Insomma, l’uso del glifosate mette a disposizione cibo sicuro a prezzi accessibili, consente l’applicazione di pratiche colturali conservative, riduce gli interventi diserbanti e nel complesso ha perciò un impatto ambientale inferiore ad altre pratiche. Quindi la posizione del governo italiano sul glifosate, con un voto contrario al suo rinnovo in sede europea, finirà con l’avere conseguenze negative sull’ambiente non trascurabili, affossare le misure di agricoltura conservativa, mettere le aziende agricole in condizione di inferiorità competitiva rispetto ai concorrenti di altri Paesi.

Ma la cosa più grave è che questo controsenso non ha motivo di esistere. IARC è l’unica Agenzia ad aver deciso per una classificazione di pericolosità per questa molecola, inserendola nella categoria dei “probabili cancerogeni”, insieme a carne rossa, mate (se sopra i 65°C) e fumi di frittura, fra gli altri. Bisogna capire però come funziona il processo di valutazione di IARC, che non tiene conto del rischio, motivo per cui non ci preoccupiamo di mangiare con una certa frequenza costate e arrosti.

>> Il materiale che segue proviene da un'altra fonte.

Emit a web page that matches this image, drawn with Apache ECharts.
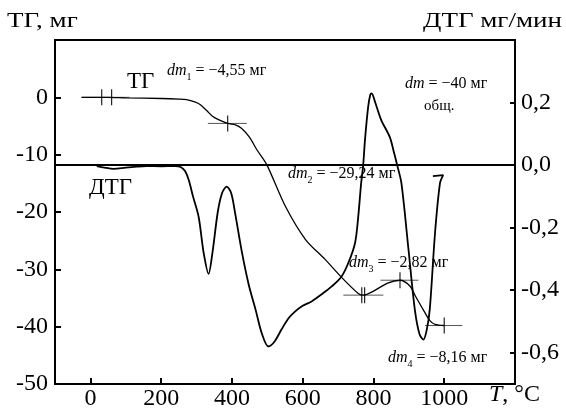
<!DOCTYPE html>
<html>
<head>
<meta charset="utf-8">
<script src="https://cdn.jsdelivr.net/npm/echarts@6/dist/echarts.min.js"></script>
<style>
  html, body { margin: 0; padding: 0; background: #fff; }
  #chart { width: 566px; height: 412px; }
</style>
</head>
<body>
<div id="chart"></div>
<script>
// ТГ: temperature (°C) and mass loss (мг)
var tgT  = [-25, 50, 100, 200, 250, 272, 295, 311, 330, 345, 362, 388, 410, 427, 450, 470, 498, 551, 608, 664, 710, 757, 772, 800, 840, 875, 903, 918, 945, 960, 974, 1000];
var tgMg = [0, 0, -0.1, -0.2, -0.3, -0.4, -0.8, -1.3, -2.4, -3.3, -3.9, -4.55, -4.8, -5.4, -7, -9.1, -11.7, -19, -24.8, -28.3, -31.4, -34.2, -34.5, -33.8, -32.4, -31.9, -32.9, -34.6, -37.5, -39, -39.6, -39.8];

// ДТГ: temperature (°C) and rate (мг/мин)
var dtgT   = [18, 40, 66, 100, 130, 159, 200, 240, 255, 268, 278, 290, 306, 320, 334, 345, 360, 372, 385, 398, 410, 427, 447, 467, 485, 503, 520, 540, 560, 579, 600, 625, 655, 682, 710, 730, 748, 757, 765, 771, 776, 785, 791, 795, 805, 822, 846, 858, 867, 879, 899, 917, 930, 941, 950, 959, 974, 988, 997, 968];
var dtgVal = [-0.003, -0.008, -0.012, -0.008, -0.005, -0.003, -0.004, -0.003, -0.006, -0.02, -0.048, -0.1, -0.166, -0.28, -0.348, -0.28, -0.15, -0.09, -0.069, -0.09, -0.16, -0.271, -0.38, -0.463, -0.54, -0.58, -0.565, -0.526, -0.49, -0.468, -0.45, -0.436, -0.412, -0.388, -0.356, -0.31, -0.249, -0.165, -0.06, 0, 0.08, 0.186, 0.225, 0.229, 0.2, 0.144, 0.09, 0.04, 0, -0.058, -0.27, -0.463, -0.54, -0.558, -0.53, -0.463, -0.217, -0.058, -0.032, -0.035];

// step markers on the ТГ curve
var crossMg   = [0, -4.55, -34.5, -31.9, -39.8];
var crossFrom = [-25, 332, 715, 820, 946];
var crossTo   = [110, 442, 828, 927, 1051];
var crossBars = [[32, 60], [388], [767, 775], [875], [1000]];

var xTicks   = [0, 200, 400, 600, 800, 1000];
var tgTicks  = [-50, -40, -30, -20, -10, 0];
var dtgTicks = [-0.6, -0.4, -0.2, 0, 0.2];

var FONT = "'Liberation Serif', 'DejaVu Serif', serif";

var chart = echarts.init(document.getElementById('chart'));

var tgData = tgT.map(function (t, i) { return [t, tgMg[i]]; });
var dtgData = dtgT.map(function (t, i) { return [t, dtgVal[i]]; });
var crossData = crossMg.map(function (m, i) { return [crossFrom[i], crossTo[i], m, i]; });

function dmText(sub, rest) {
    return '{i|dm}{s|' + sub + '}{n| = ' + rest + '}';
}
var dmRich = {
    i: { fontFamily: FONT, fontStyle: 'italic', fontSize: 16, color: '#000', verticalAlign: 'bottom' },
    s: { fontFamily: FONT, fontSize: 10, color: '#000', verticalAlign: 'bottom', padding: [0, 0, -3, 0] },
    n: { fontFamily: FONT, fontSize: 16, color: '#000', verticalAlign: 'bottom' }
};

function note(x, y, str) {
    return {
        type: 'text', left: x, top: y,
        style: { text: str, rich: dmRich, fill: '#000' }
    };
}

var tickLabel = { color: '#000', fontFamily: FONT, fontSize: 24 };

var option = {
    animation: false,
    backgroundColor: '#fff',
    grid: {
        left: 55, right: 51, top: 40, bottom: 28,
        show: true, borderColor: '#000', borderWidth: 2
    },
    xAxis: {
        type: 'value', min: -100, max: 1200,
        axisLine: { onZero: false, lineStyle: { color: '#000', width: 2 } },
        axisTick: { inside: true, length: 6, lineStyle: { color: '#000', width: 2 }, customValues: xTicks },
        axisLabel: Object.assign({ customValues: xTicks, margin: 3, formatter: function (v) { return String(v); } }, tickLabel),
        splitLine: { show: false }
    },
    yAxis: [
        {
            type: 'value', min: -50, max: 10, position: 'left',
            axisLine: { show: true, onZero: false, lineStyle: { color: '#000', width: 2 } },
            axisTick: { show: true, inside: true, length: 6, lineStyle: { color: '#000', width: 2 }, customValues: tgTicks },
            axisLabel: Object.assign({ customValues: tgTicks, margin: 7 }, tickLabel),
            splitLine: { show: false }
        },
        {
            type: 'value', min: -0.7, max: 0.4, position: 'right',
            axisLine: { show: true, onZero: false, lineStyle: { color: '#000', width: 2 } },
            axisTick: { show: true, inside: true, length: 5, lineStyle: { color: '#000', width: 2 }, customValues: dtgTicks },
            axisLabel: Object.assign({
                customValues: dtgTicks, margin: 6,
                formatter: function (v) { return v.toFixed(1).replace('.', ','); }
            }, tickLabel),
            splitLine: { show: false }
        }
    ],
    series: [
        {
            name: 'ТГ', type: 'line', yAxisIndex: 0, data: tgData,
            showSymbol: false, smooth: 0.3,
            lineStyle: { color: '#000', width: 1.3 }
        },
        {
            name: 'ДТГ', type: 'line', yAxisIndex: 1, data: dtgData,
            showSymbol: false, smooth: 0.3,
            lineStyle: { color: '#000', width: 1.8 },
            markLine: {
                silent: true, symbol: 'none', label: { show: false },
                lineStyle: { color: '#000', width: 2, type: 'solid' },
                data: [{ yAxis: 0 }]
            }
        },
        {
            name: 'marks', type: 'custom', yAxisIndex: 0, data: crossData,
            renderItem: function (params, api) {
                var idx = api.value(3);
                var a = api.coord([api.value(0), api.value(2)]);
                var b = api.coord([api.value(1), api.value(2)]);
                var kids = [{
                    type: 'line',
                    shape: { x1: a[0], y1: a[1], x2: b[0], y2: b[1] },
                    style: { stroke: '#555', lineWidth: 1 }
                }];
                crossBars[idx].forEach(function (t) {
                    var p = api.coord([t, api.value(2)]);
                    kids.push({
                        type: 'line',
                        shape: { x1: p[0], y1: p[1] - 8, x2: p[0], y2: p[1] + 8 },
                        style: { stroke: '#222', lineWidth: 1.2 }
                    });
                });
                return { type: 'group', children: kids };
            }
        }
    ],
    graphic: [
        { type: 'text', left: 7, top: 12, scaleX: 1.35, style: { text: 'ТГ, мг', font: '20px ' + FONT, fill: '#000' } },
        { type: 'text', left: 423, top: 12, scaleX: 1.35, style: { text: 'ДТГ мг/мин', font: '20px ' + FONT, fill: '#000' } },
        { type: 'text', left: 127, top: 70, style: { text: 'ТГ', font: '23px ' + FONT, fill: '#000' } },
        { type: 'text', left: 89, top: 176, style: { text: 'ДТГ', font: '23px ' + FONT, fill: '#000' } },
        {
            type: 'text', left: 489, top: 383,
            style: {
                text: '{i|T}{n|, °C}',
                rich: {
                    i: { fontFamily: FONT, fontStyle: 'italic', fontSize: 24, color: '#000' },
                    n: { fontFamily: FONT, fontSize: 24, color: '#000' }
                }
            }
        },
        note(167, 63, dmText('1', '−4,55 мг')),
        note(288, 166, dmText('2', '−29,24 мг')),
        note(349, 255, dmText('3', '−2,82 мг')),
        note(388, 350, dmText('4', '−8,16 мг')),
        {
            type: 'text', left: 405, top: 76,
            style: { text: '{i|dm}{n| = −40 мг}', rich: dmRich }
        },
        { type: 'text', left: 424, top: 99, style: { text: 'общ.', font: '15px ' + FONT, fill: '#000' } }
    ]
};

chart.setOption(option);
</script>
</body>
</html>
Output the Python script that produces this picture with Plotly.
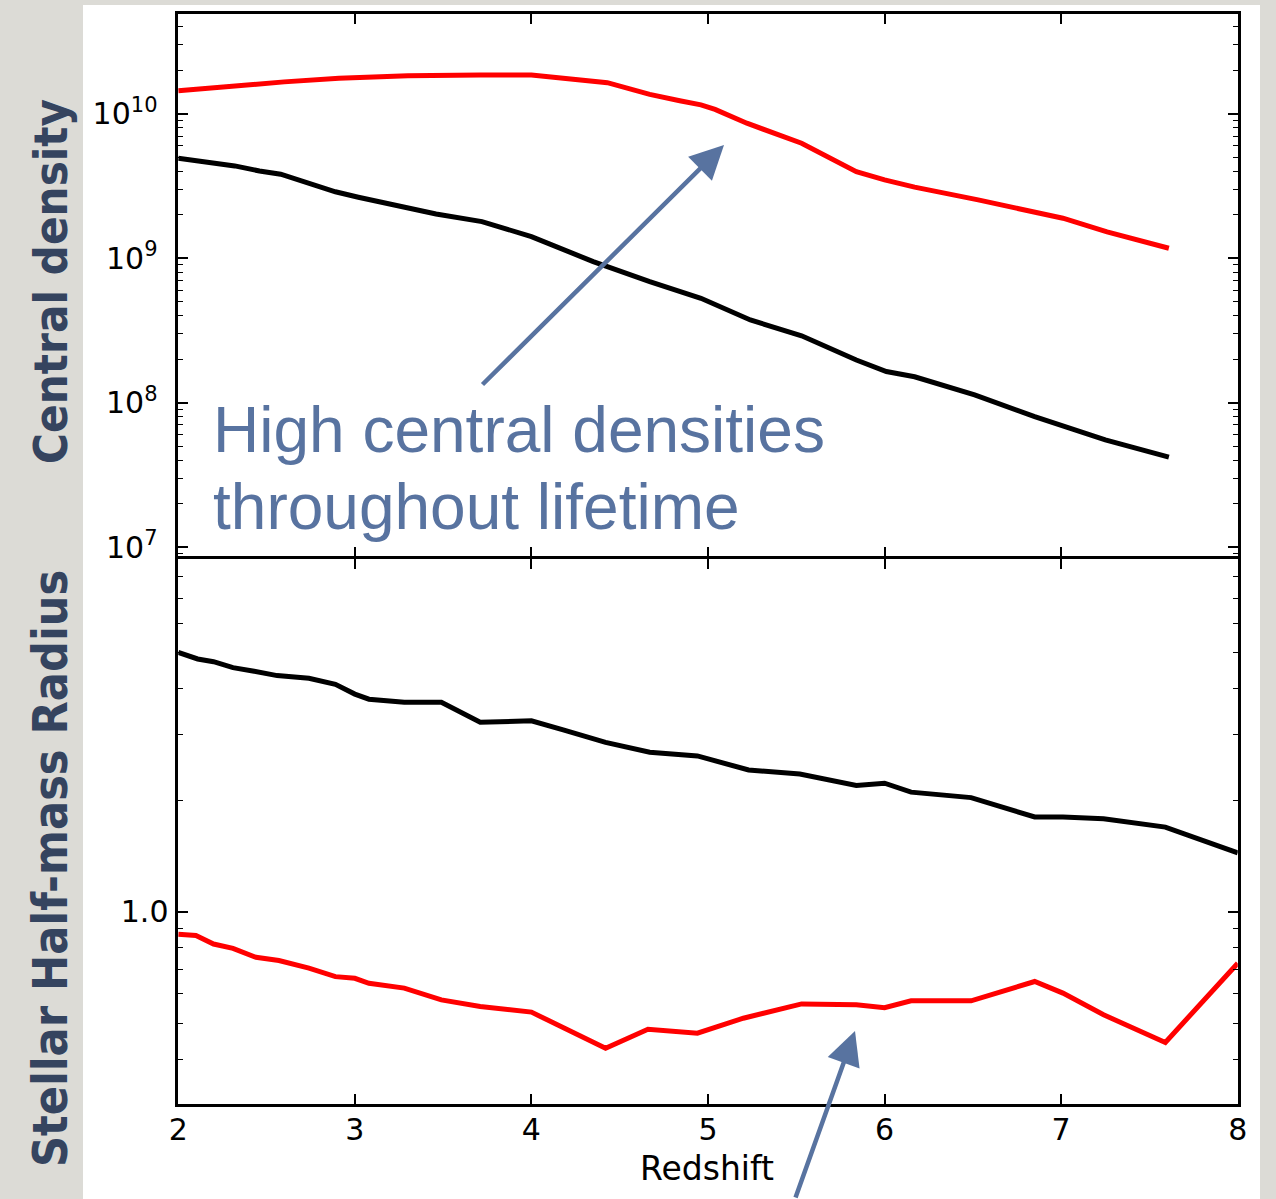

Va anche detto che IARC, a differenza delle altre Agenzie, non ha preso in considerazione tutti gli studi a disposizione.

Andrebbe infine considerato e adeguatamente valutato nel raccontare la terribile parabola discendente di questo diserbante altrimenti molto fortunato, che il consulente esterno speciale del gruppo glifosate dello IARC, Christopher Portier, firmava negli stessi giorni in cui lavorava per IARC un ricco contratto con due studi legali che stavano preparando una azione contro Monsanto. Un grave conflitto di interessi, che mina la credibilità della sua consulenza all’Agenzia, considerando anche che Portier, per sua stessa ammissione, non aveva alcuna esperienza sul glifosate.

Il prodotto è stato sottoposto a controllo da diversi enti e agenzie e tutte, tranne una, lo hanno giudicato sicuro: Efsa nel 2015 e ancora nel settembre scorso, quando ha concluso che non esistono prove che il glifosate sia un interferente endocrino; FAO e OMS nel 2016 lo hanno giudicato non cancerogeno sulla base della letteratura scientifica a disposizione; ECHA, l’agenzia Europea per le Sostanze Chimiche, è giunta alle stesse conclusioni nel 2017. E relativamente al sospetto che il glifosate possa causare il linfoma non-Hodgkin va perlomeno osservato che secondo dati dello statunitense National Cancer Institute dell’NIH il numero di nuovi casi di linfoma negli USA è stabile negli ultimi 10 anni, nonostante l’utilizzo di glifosate sia aumentato di 2,5 volte nello stesso periodo.

Ora però la politica decide, dopo averle interpellate, di non tenere in considerazione il parere di queste Agenzie. Il Ministro Martina ha scritto di aver deciso di votare no alla proposta della Commissione Europea seguendo il parere della scienza. Ma non è così: il parere era esattamente opposto. E’ un comportamento grave e pericoloso. Grave perché scredita il lavoro di Agenzie che sono al nostro servizio, che paghiamo noi cittadini europei; pericoloso perché avrà conseguenze anche in altri ambiti. Se si screditano le Agenzie europee, se si prendono decisioni non basate su evidenze scientifiche, si mina l’intero impianto normativo: chi può prevedere a cosa porterà un comportamento così irresponsabile?

Se la politica dà ad intendere che delle Agenzie che sono al nostro servizio non ci si può fidare, di chi si fideranno i cittadini? Il processo di valutazione è stato rigoroso e ha tenuto conto del rischio effettivo per operatori, consumatori e ambiente. Il sistema europeo di autorizzazione e controllo dei fitofarmaci è il più severo al mondo, pertanto se la Commissione Europea propone un rinnovo dell’autorizzazione per 10 anni il prodotto è da considerarsi sicuro.